As it stands today, the game is grossly unbalanced towards Spellcasters. Giving powerful feats to Fighters isnt power creep, its balance.

I agree. At high levels, spellcasters reign. Spells are almost always more powerful than attacks, especially when you get to the cooler spells. What keeps the balance is that fighters can swing all day, spellcasters can't. However, at high levels, casters have enough spells to keep going for several encounters a day. As a dm, in order to drain them you really have to throw out a lot of encounters, which is either annoying or impractical.

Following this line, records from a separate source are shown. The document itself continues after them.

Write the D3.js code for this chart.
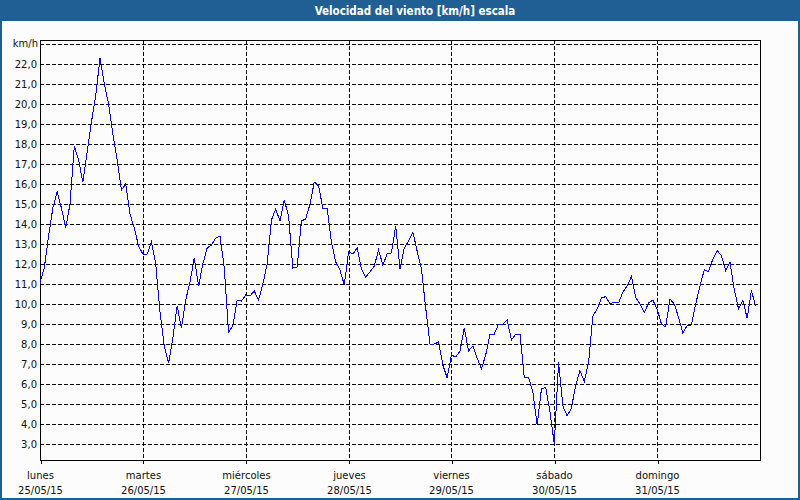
<!DOCTYPE html>
<html><head><meta charset="utf-8">
<script src="https://cdn.jsdelivr.net/npm/d3@7"></script>
<style>html,body{margin:0;padding:0;background:#fff;} svg{display:block}</style>
</head><body><svg id="c" width="800" height="500"></svg>
<script>
const chartTitle = "Velocidad del viento [km/h] escala";
const unitLabel = "km/h";
const dayNames = ["lunes", "martes", "miércoles", "jueves", "viernes", "sábado", "domingo"];
const dayDates = ["25/05/15", "26/05/15", "27/05/15", "28/05/15", "29/05/15", "30/05/15", "31/05/15"];
const yTickValues = [3, 4, 5, 6, 7, 8, 9, 10, 11, 12, 13, 14, 15, 16, 17, 18, 19, 20, 21, 22];
// hourly wind speed, from Monday 25/05/15 00:00
const windSpeed = [
  11.05, 11.8, 13.4, 14.8, 15.6, 14.8, 13.8, 15.0, 17.9, 17.2, 16.1, 17.6, 19.1, 20.4, 22.3, 21.0, 20.0, 18.5, 17.2, 15.7, 16.0, 14.5, 13.8, 12.9,
  12.5, 12.5, 13.1, 12.0, 9.6, 7.9, 7.05, 8.3, 9.9, 8.8, 10.2, 11.1, 12.3, 10.9, 12.0, 12.8, 12.95, 13.3, 13.4, 11.8, 8.6, 8.9, 10.2, 10.15,
  10.45, 10.4, 10.65, 10.2, 11.0, 12.0, 14.2, 14.75, 14.15, 15.2, 14.4, 11.8, 11.85, 14.15, 14.25, 15.0, 16.1, 15.9, 14.8, 14.8, 13.1, 12.1, 11.7, 10.95,
  12.6, 12.5, 12.8, 11.75, 11.35, 11.6, 11.9, 12.7, 11.95, 12.5, 12.55, 13.9, 11.75, 12.8, 13.15, 13.6, 12.65, 11.75, 9.8, 8.0, 8.0, 8.1, 6.95, 6.3,
  7.45, 7.35, 7.65, 8.8, 7.65, 7.9, 7.3, 6.75, 7.45, 8.5, 8.5, 9.0, 9.0, 9.2, 8.2, 8.5, 8.5, 6.33, 6.33, 5.6, 3.95, 5.75, 5.83, 4.6,
  3.0, 7.1, 4.9, 4.4, 4.8, 5.95, 6.67, 6.12, 7.08, 9.4, 9.75, 10.3, 10.37, 10.0, 10.1, 10.05, 10.6, 10.9, 11.37, 10.33, 10.0, 9.58, 10.05, 10.2,
  9.75, 9.0, 8.85, 10.25, 10.0, 9.33, 8.55, 8.92, 8.95, 10.0, 10.9, 11.72, 11.62, 12.25, 12.67, 12.42, 11.67, 12.08, 10.72, 9.75, 10.2, 9.28, 10.67, 9.88
];

const W = 800, H = 500;
const svg = d3.select("#c");
const t0 = new Date(2015, 4, 25, 0, 0);
const t1 = new Date(2015, 5, 1, 0, 0);
const x = d3.scaleTime().domain([t0, t1]).range([40, 760]);
const y = d3.scaleLinear().domain([2.2, 23.2]).range([460, 40]);
const days = d3.range(dayNames.length).map(i => d3.timeDay.offset(t0, i));
const pts = windSpeed.map((v, i) => ({t: d3.timeHour.offset(t0, i), v}));

const blue = "#1f5f94";
const font = "'DejaVu Sans', sans-serif";

svg.append("rect").attr("width", W).attr("height", H).attr("fill", "#fbfcfb");
svg.append("rect").attr("x", 0).attr("y", 0).attr("width", W).attr("height", 21).attr("fill", blue);
svg.append("rect").attr("x", 1).attr("y", 1).attr("width", W - 2).attr("height", H - 2)
  .attr("fill", "none").attr("stroke", blue).attr("stroke-width", 2);
svg.append("text").attr("x", 415).attr("y", 15).attr("text-anchor", "middle")
  .attr("font-family", "'DejaVu Sans Condensed', 'DejaVu Sans', sans-serif")
  .attr("font-weight", "bold").attr("font-size", 11.5)
  .attr("fill", "#fff").text(chartTitle);

const g = svg.append("g").attr("shape-rendering", "crispEdges");

// horizontal dashed gridlines
g.selectAll(".hg").data(yTickValues.concat([23])).enter().append("line")
  .attr("x1", 40).attr("x2", 760)
  .attr("y1", d => Math.round(y(d)) + 0.5).attr("y2", d => Math.round(y(d)) + 0.5)
  .attr("stroke", "#000").attr("stroke-dasharray", "4,2");
// vertical dashed gridlines
g.selectAll(".vg").data(days.slice(1)).enter().append("line")
  .attr("x1", d => Math.round(x(d)) + 0.5).attr("x2", d => Math.round(x(d)) + 0.5)
  .attr("y1", 40).attr("y2", 460)
  .attr("stroke", "#000").attr("stroke-dasharray", "4,2");

// frame
g.append("rect").attr("x", 40.5).attr("y", 40.5).attr("width", 720).attr("height", 420)
  .attr("fill", "none").attr("stroke", "#000");

// x axis
const xAxis = d3.axisBottom(x).tickValues(days).tickSize(3).tickFormat(() => "");
const xa = svg.append("g").attr("transform", "translate(0.5,460.5)").call(xAxis);
xa.select(".domain").remove();
xa.selectAll(".tick line").attr("stroke", "#000").attr("shape-rendering", "crispEdges");
days.forEach((d, i) => {
  const t = svg.append("text").attr("x", Math.round(x(d)) + 0.5).attr("text-anchor", "middle")
    .attr("font-family", font).attr("font-size", 10).attr("fill", "#111");
  t.append("tspan").attr("x", Math.round(x(d)) + 0.5).attr("y", 479).text(dayNames[i]);
  t.append("tspan").attr("x", Math.round(x(d)) + 0.5).attr("y", 494).text(dayDates[i]);
});

// y axis labels
const yAxis = d3.axisLeft(y).tickValues(yTickValues).tickSize(0).tickPadding(3)
  .tickFormat(d => d3.format(".1f")(d).replace(".", ","));
const ya = svg.append("g").attr("transform", "translate(40,0)").call(yAxis);
ya.select(".domain").remove();
ya.selectAll("text").attr("font-family", font).attr("font-size", 10).attr("fill", "#111");
svg.append("text").attr("x", 38).attr("y", y(23)).attr("dy", "0.32em").attr("text-anchor", "end")
  .attr("font-family", font).attr("font-size", 10).attr("fill", "#111").text(unitLabel);

// line
const line = d3.line().x(d => x(d.t)).y(d => y(d.v));
svg.append("path").datum(pts).attr("d", line).attr("fill", "none")
  .attr("stroke", "#0000ff").attr("stroke-width", 1).attr("shape-rendering", "crispEdges");
</script></body></html>
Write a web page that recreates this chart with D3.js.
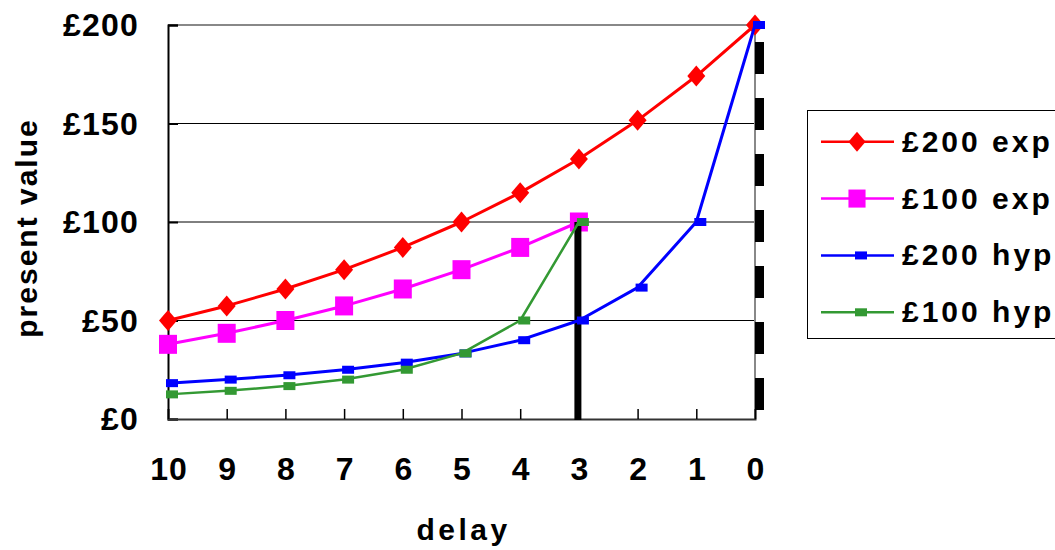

Lets also remember that at high level spellcasters can do a whole lot more out of combat. They can scry, tell the future, they can wish for stuff!! Fighters fight, let them do it well.
 

KarinsDad said:
The general rule is no 5' step in the same round as any other movement. Hence, if you moved at all on your turn in the round, you cannot take a 5' step with this feat.

This is wrong. Immediate actions taken when it is not your turn always apply to your next turn's limit, not the previous turn. Essentially, it is at the end of your turn that your immediate/swift action counter is reset.

You never have to worry about movement on your turn interfering with your ability to use this feat - it can only interfere with what you do on your next turn, and that's assuming you treat the movement from this feat as a normal 5 foot step.